[svlug] Should dust be busted?
Joel Williams
joel at emlinux.com
Sat Mar 6 13:26:33 PST 2010
You are correct about cleaning out dust.
Dust reduces the cooling efficiency of heat sinks and blocks vents.
Heat is a big circuit killer.
Also frequent failure mode for chips is caused by thermal cycling the
plastic packaging and connectors on the chip. This causes micro-cracks
in the plastic that let oxygen leach into the actual circuits which
kills them.
More heat -> more thermal cycling.
Other thermally sensitive parts are the capacitors. These are
the little round cans that typically have a Y stamped on the top.
(If you see the top bulging out, the cap has failed or is about to fail.)
Keep these dust free.
Dust also combines with moisture to corrode connectors.
I just use a vacuum cleaner and paint brush to "carefully" extract the dust.
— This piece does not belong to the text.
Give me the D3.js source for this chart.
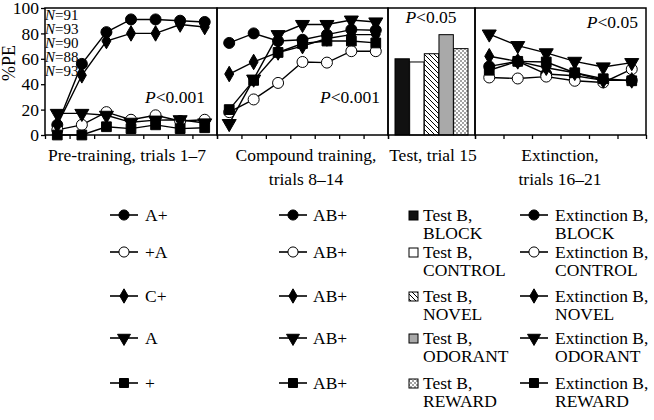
<!DOCTYPE html>
<html>
<head>
<meta charset="utf-8">
<script src="https://cdn.jsdelivr.net/npm/d3@7"></script>
<style>
  body { margin: 0; background: #fff; }
  svg text { font-family: "Liberation Serif", "Times New Roman", serif; fill: #000; }
</style>
</head>
<body>
<div id="chart"></div>
<script>
// trials per phase
var preTrials = [1, 2, 3, 4, 5, 6, 7];
var compoundTrials = [8, 9, 10, 11, 12, 13, 14];
var testTrials = [15];
var extTrials = [16, 17, 18, 19, 20, 21];

var groups = ["BLOCK", "CONTROL", "NOVEL", "ODORANT", "REWARD"];
var preLabels = ["A+", "+A", "C+", "A", "+"];
var compoundLabels = ["AB+", "AB+", "AB+", "AB+", "AB+"];
var groupN = [91, 93, 90, 88, 93];
var yTicks = [0, 20, 40, 60, 80, 100];

// %PE, pre-training (one array per group)
var preBlock = [8, 56, 81, 91, 91, 90, 89];
var preControl = [4, 8, 18, 12, 15.5, 11, 12];
var preNovel = [8, 47, 74, 80, 80, 87, 85];
var preOdorant = [17, 17, 15.5, 10, 11.7, 12, 9.5];
var preReward = [0, 0, 6.5, 5, 8, 5, 5.7];

// compound training
var cmpBlock = [72.5, 80, 74, 75, 79, 83, 82.5];
var cmpControl = [18, 28, 41, 57.5, 57, 66, 66];
var cmpNovel = [48, 57.5, 65, 70, 76, 79, 79];
var cmpOdorant = [9, 44, 79, 87, 87, 90.5, 89];
var cmpReward = [20, 43, 65, 72, 74, 74, 72.5];

// test, trial 15
var testValues = [60, 57.5, 64, 79, 68];

// extinction
var extBlock = [54, 58, 48, 46.6, 43, 43];
var extControl = [45.3, 44.5, 46, 42.7, 41.4, 51.8];
var extNovel = [62, 58, 53, 49, 43, 43];
var extOdorant = [79.5, 70.4, 64.7, 58, 53.6, 57];
var extReward = [51, 58, 57.5, 49, 44.3, 42.7];

var preSeries = [preBlock, preControl, preNovel, preOdorant, preReward];
var cmpSeries = [cmpBlock, cmpControl, cmpNovel, cmpOdorant, cmpReward];
var extSeries = [extBlock, extControl, extNovel, extOdorant, extReward];

var width = 654, height = 420;
var plotTop = 8, plotBottom = 135;
var fs = "17.5px";

var svg = d3.select("#chart").append("svg")
  .attr("width", width).attr("height", height);

var defs = svg.append("defs");
var hatch = defs.append("pattern").attr("id", "hatch")
  .attr("patternUnits", "userSpaceOnUse").attr("width", 5).attr("height", 5);
hatch.append("rect").attr("width", 5).attr("height", 5).attr("fill", "#fff");
hatch.append("path").attr("d", "M-1,-1 L6,6 M-1,4 L1,6 M4,-1 L6,1")
  .attr("stroke", "#000").attr("stroke-width", 1);
var dots = defs.append("pattern").attr("id", "dots")
  .attr("patternUnits", "userSpaceOnUse").attr("width", 4).attr("height", 4);
dots.append("rect").attr("width", 4).attr("height", 4).attr("fill", "#fff");
dots.append("circle").attr("cx", 1).attr("cy", 1).attr("r", 0.7).attr("fill", "#000");
dots.append("circle").attr("cx", 3).attr("cy", 3).attr("r", 0.7).attr("fill", "#000");

var barFill = ["#111", "#fff", "url(#hatch)", "#a9a9a9", "url(#dots)"];

// marker style per group
var markers = [
  { type: d3.symbolCircle, size: 95, fill: "#000", rot: 0 },
  { type: d3.symbolCircle, size: 95, fill: "#fff", rot: 0 },
  { type: d3.symbolDiamond, size: 70, fill: "#000", rot: 0 },
  { type: d3.symbolTriangle, size: 85, fill: "#000", rot: 180 },
  { type: d3.symbolSquare, size: 95, fill: "#000", rot: 0 }
];

var y = d3.scaleLinear().domain([0, 100]).range([plotBottom, plotTop]);

var panels = [
  { trials: preTrials, x0: 45, x1: 217, series: preSeries },
  { trials: compoundTrials, x0: 217, x1: 388, series: cmpSeries },
  { trials: testTrials, x0: 388, x1: 475, bars: testValues },
  { trials: extTrials, x0: 475, x1: 646, series: extSeries }
];

function drawMarker(g, m, cx, cy, scale) {
  g.append("path")
    .attr("d", d3.symbol().type(m.type).size(m.size * (scale || 1))())
    .attr("transform", "translate(" + cx + "," + cy + ") rotate(" + m.rot + ")")
    .attr("fill", m.fill)
    .attr("stroke", "#000").attr("stroke-width", 1);
}

panels.forEach(function (p) {
  var n = p.trials.length;
  var x = d3.scaleLinear()
    .domain([p.trials[0] - 0.5, p.trials[n - 1] + 0.5])
    .range([p.x0, p.x1]);
  var g = svg.append("g");

  if (p.series) {
    var line = d3.line()
      .x(function (d, i) { return x(p.trials[i]); })
      .y(function (d) { return y(d); });
    p.series.forEach(function (s) {
      g.append("path").datum(s)
        .attr("d", line)
        .attr("fill", "none").attr("stroke", "#000").attr("stroke-width", 1.4);
    });
    p.series.forEach(function (s, si) {
      s.forEach(function (v, i) {
        drawMarker(g, markers[si], x(p.trials[i]), y(v));
      });
    });
  }

  if (p.bars) {
    var xb = d3.scaleBand().domain(groups)
      .range([p.x0 + 7, p.x1 - 7]).paddingInner(0.02);
    g.selectAll("rect.bar").data(p.bars).enter().append("rect")
      .attr("class", "bar")
      .attr("x", function (d, i) { return xb(groups[i]); })
      .attr("width", xb.bandwidth())
      .attr("y", function (d) { return y(d); })
      .attr("height", function (d) { return y(0) - y(d); })
      .attr("fill", function (d, i) { return barFill[i]; })
      .attr("stroke", "#000").attr("stroke-width", 1);
  }

  // frame
  g.append("rect")
    .attr("x", p.x0).attr("y", plotTop)
    .attr("width", p.x1 - p.x0).attr("height", plotBottom - plotTop)
    .attr("fill", "none").attr("stroke", "#000").attr("stroke-width", 1.5);

  // bottom ticks at trial boundaries
  var tv = d3.range(p.trials[0] - 0.5, p.trials[n - 1] + 1, 1);
  var ax = svg.append("g")
    .attr("transform", "translate(0," + plotBottom + ")")
    .call(d3.axisBottom(x).tickValues(tv).tickSize(4).tickFormat(""));
  ax.select(".domain").remove();
  ax.selectAll("line").attr("stroke-width", 1.3);
});

// y axis
var yAxis = svg.append("g")
  .attr("transform", "translate(45,0)")
  .call(d3.axisLeft(y).tickValues(yTicks).tickSize(4).tickPadding(2));
yAxis.select(".domain").remove();
yAxis.selectAll("line").attr("stroke-width", 1.3);
yAxis.selectAll("text")
  .style("font-family", "Liberation Serif, serif")
  .style("font-size", fs);

svg.append("text")
  .attr("transform", "translate(15,63) rotate(-90)")
  .attr("text-anchor", "middle")
  .style("font-size", "18px")
  .text("%PE");

// N per group
svg.selectAll("text.nlab").data(groupN).enter().append("text")
  .attr("class", "nlab")
  .attr("x", 45).attr("y", function (d, i) { return 20 + i * 14; })
  .style("font-size", "15px")
  .html(function (d) { return "<tspan font-style='italic'>N</tspan>=" + d; });

// P values
function pText(x, yy, val, anchor) {
  svg.append("text").attr("x", x).attr("y", yy)
    .attr("text-anchor", anchor)
    .style("font-size", fs)
    .html("<tspan font-style='italic'>P</tspan>&lt;" + val);
}
pText(205, 103, "0.001", "end");
pText(380, 103, "0.001", "end");
pText(431, 23, "0.05", "middle");
pText(638, 28, "0.05", "end");

// phase labels
var phaseLabels = [
  { x: 127, lines: ["Pre-training, trials 1–7"] },
  { x: 306, lines: ["Compound training,", "trials 8–14"] },
  { x: 433, lines: ["Test, trial 15"] },
  { x: 560, lines: ["Extinction,", "trials 16–21"] }
];
phaseLabels.forEach(function (l) {
  l.lines.forEach(function (t, i) {
    svg.append("text").attr("x", l.x).attr("y", 161 + i * 24)
      .attr("text-anchor", "middle").style("font-size", fs).text(t);
  });
});

// legend
var rowY = [215, 252, 296, 338, 383];
function lineKey(x, yy, m) {
  svg.append("line").attr("x1", x).attr("x2", x + 28)
    .attr("y1", yy).attr("y2", yy)
    .attr("stroke", "#000").attr("stroke-width", 1.6);
  drawMarker(svg, m, x + 14, yy, 0.85);
}
groups.forEach(function (gname, i) {
  var yy = rowY[i];
  lineKey(110, yy, markers[i]);
  svg.append("text").attr("x", 145).attr("y", yy + 6).style("font-size", fs).text(preLabels[i]);
  lineKey(279, yy, markers[i]);
  svg.append("text").attr("x", 313).attr("y", yy + 6).style("font-size", fs).text(compoundLabels[i]);

  svg.append("rect").attr("x", 409).attr("y", yy - 4).attr("width", 9).attr("height", 9)
    .attr("fill", barFill[i]).attr("stroke", "#000").attr("stroke-width", 1);
  svg.append("text").attr("x", 423).attr("y", yy + 6).style("font-size", fs).text("Test B,");
  svg.append("text").attr("x", 423).attr("y", yy + 24).style("font-size", fs).text(gname);

  lineKey(520, yy, markers[i]);
  svg.append("text").attr("x", 555).attr("y", yy + 6).style("font-size", fs).text("Extinction B,");
  svg.append("text").attr("x", 555).attr("y", yy + 24).style("font-size", fs).text(gname);
});
</script>
</body>
</html>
Fans, particularly on CPUs and graphics cards require special care.
Be careful not to "spin" the fan blades with vacuum air or brush -
and shorten life of bearings. Never the less, be sure that the heat sink
fins under fans are not blocked.
Don't forget the power supply.
If you don't want to unscrew the covers, just vacume the holes
that pull the air through.
I personally, don't recommend using compressed air (such as from a can)
because it makes a mess and just blows the dust around.
The vacuum gets the dust out of the connectors.
Skip Evans wrote:
> I've read several places that dust buildup in hardware can cut
> lifespan by retaining heat and thus forcing components into early
> retirement.
>
> So I like to periodically open up boxes and blast the dust out with
> air cans.
>
> Is this useful, practical and beneficial really? I'm heading to
> hardware store soon and figure I'd pick up a couple of cans. I have
> two 1U servers here that haven't been blown out in over a year and
> wonder if it's worth the time.
>
> What do big data centers do? Just keep really clean environments? My
> place is definitely dusty, as when whether permits here in now
> perma-frosted Madison I keep the windows open.